Gender interacts with culture online in ways that shape language - TopicsExpress



          

Gender interacts with culture online in ways that shape language and communication, including patterns of flaming, says Danet (2013), who reviewed studies whose findings show men and women use different discourse styles online, as they do offline, and patterns of women’s subordination reproduced online. Among first-time users in a business context, only males engage in flames in a study by Aiken and Waller (2000). (…) Males are more likely to assert opinions strongly as ‘facts’, use crude language, including insults and profanity, and manifest an adversarial orientation towards their interlocutors, while females are more likely to qualify and justify their assertions, apologize, express support for others and manifest an aligned orientation towards their interlocutors (Herring, 1994).
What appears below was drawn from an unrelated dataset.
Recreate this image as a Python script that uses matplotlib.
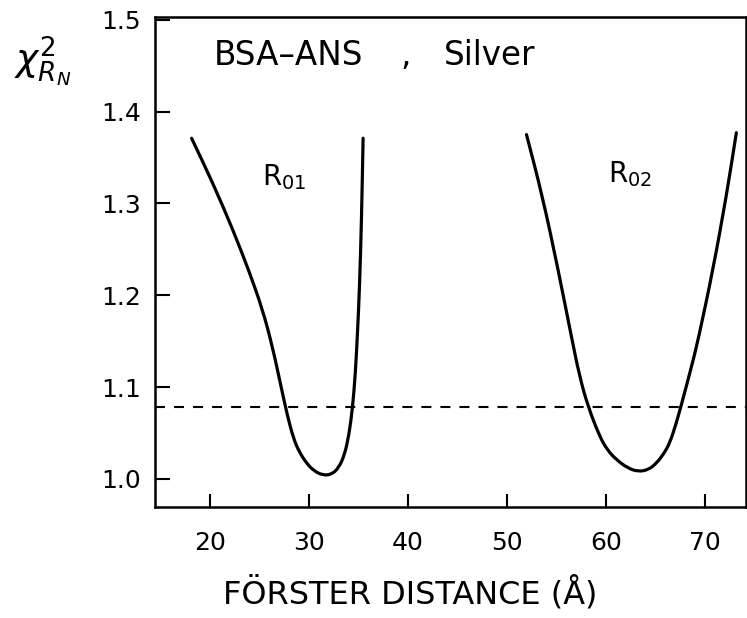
import numpy as np
import matplotlib
matplotlib.use("Agg")
import matplotlib.pyplot as plt
from matplotlib.path import Path
from matplotlib.patches import PathPatch

plt.rcParams["font.family"] = ["DejaVu Sans"]
plt.rcParams["mathtext.fontset"] = "dejavusans"
plt.rcParams["lines.scale_dashes"] = False

# chi-square surface vs. assumed Forster distance, first minimum (R01)
r01_distance = [18.15, 20.30, 22.30, 24.00, 25.30, 26.30, 27.20, 27.85, 28.45,
                29.00, 29.77, 30.50, 31.40, 32.30, 33.00, 33.60, 34.05, 34.41,
                34.70, 34.92, 35.12, 35.32, 35.48]
r01_chi2 = [1.371, 1.322, 1.272, 1.225, 1.185, 1.145, 1.100, 1.068, 1.044,
            1.030, 1.017, 1.009, 1.004, 1.005, 1.012, 1.026, 1.048, 1.077,
            1.115, 1.160, 1.209, 1.282, 1.371]

# second minimum (R02)
r02_distance = [51.99, 53.60, 55.15, 56.53, 57.37, 58.21, 59.39, 60.20, 61.08,
                62.20, 63.26, 64.30, 65.12, 65.90, 66.46, 67.05, 67.65, 68.66,
                69.33, 70.84, 72.19, 73.20]
r02_chi2 = [1.375, 1.308, 1.230, 1.155, 1.111, 1.079, 1.046, 1.031, 1.021,
            1.012, 1.008, 1.010, 1.017, 1.028, 1.039, 1.058, 1.081, 1.122,
            1.151, 1.228, 1.308, 1.377]

# 67% confidence threshold
chi2_threshold = 1.078

x_ticks = [20, 30, 40, 50, 60, 70]
y_ticks = [1.0, 1.1, 1.2, 1.3, 1.4, 1.5]
y_tick_labels = ["1.0", "1.1", "1.2", "1.3", "1.4", "1.5"]


def smooth_path(xs, ys):
    """Quadratic Bezier path through the midpoints of the sampled curve."""
    pts = np.column_stack([xs, ys])
    mids = (pts[:-1] + pts[1:]) / 2
    verts = [pts[0], mids[0]]
    codes = [Path.MOVETO, Path.LINETO]
    for i in range(1, len(pts) - 1):
        verts += [pts[i], mids[i]]
        codes += [Path.CURVE3, Path.CURVE3]
    verts.append(pts[-1])
    codes.append(Path.LINETO)
    return Path(verts, codes)


W, H = 747, 618
fig = plt.figure(figsize=(W / 100, H / 100), dpi=100)
ax = fig.add_axes([155 / W, (H - 507) / H, 1 - 155 / W - 0.001, (507 - 17) / H])

ax.set_xlim(14.45, 74.2)
ax.set_ylim(0.9695, 1.503)

for xs, ys in [(r01_distance, r01_chi2), (r02_distance, r02_chi2)]:
    ax.add_patch(PathPatch(smooth_path(xs, ys), facecolor="none",
                           edgecolor="black", lw=2.3, capstyle="round"))

ax.axhline(chi2_threshold, color="black", lw=1.5, linestyle=(0, (7.2, 6.5)))

for side in ["left", "bottom", "top", "right"]:
    ax.spines[side].set_linewidth(1.8)

ax.set_xticks(x_ticks)
ax.set_yticks(y_ticks)
ax.set_yticklabels(y_tick_labels)
ax.tick_params(axis="x", direction="in", length=9.5, width=1.5,
               pad=17, labelsize=18)
ax.tick_params(axis="y", direction="in", length=10.5, width=1.5,
               pad=10, labelsize=18)

# axis titles
fig.text(410 / W, 1 - 603 / H, "FÖRSTER DISTANCE (Å)", fontsize=23,
         ha="center", va="baseline")
fig.text(14 / W, 1 - 62 / H, r"$\chi^2_{R_N}$", fontsize=27,
         ha="left", va="center")

# sample / mirror annotation
ax.text(27.98, 1.451, "BSA–ANS", fontsize=23.5, va="baseline", ha="center")
ax.text(39.8, 1.451, ",", fontsize=23.5, va="baseline", ha="center")
ax.text(48.28, 1.451, "Silver", fontsize=23.5, va="baseline", ha="center")

ax.text(25.25, 1.320, r"R$_{01}$", fontsize=20, va="baseline", ha="left")
ax.text(60.2, 1.3235, r"R$_{02}$", fontsize=20, va="baseline", ha="left")

fig.savefig("out.png", dpi=100)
Kaul and Kulkarnis (2005) findings show women were more polite than men in CMC in India (…) Oliveira (2003) found that male academics on a Portuguese university list chastised women, asserting interactional dominance. Israeli studies show women remain subordinate in CMC – also in politics and public life, institutional arrangements for home and child care, and religion and law (Herzog, 2004; Yishai, 1997; Golan, 1997; Hakperin-Kaddari, 2004). Subordination is reinforced by stereotypes of macho masculinity and discriminatory portrayals of women in the media (Lemish and Tidhar, 1999; Weimann, 2000).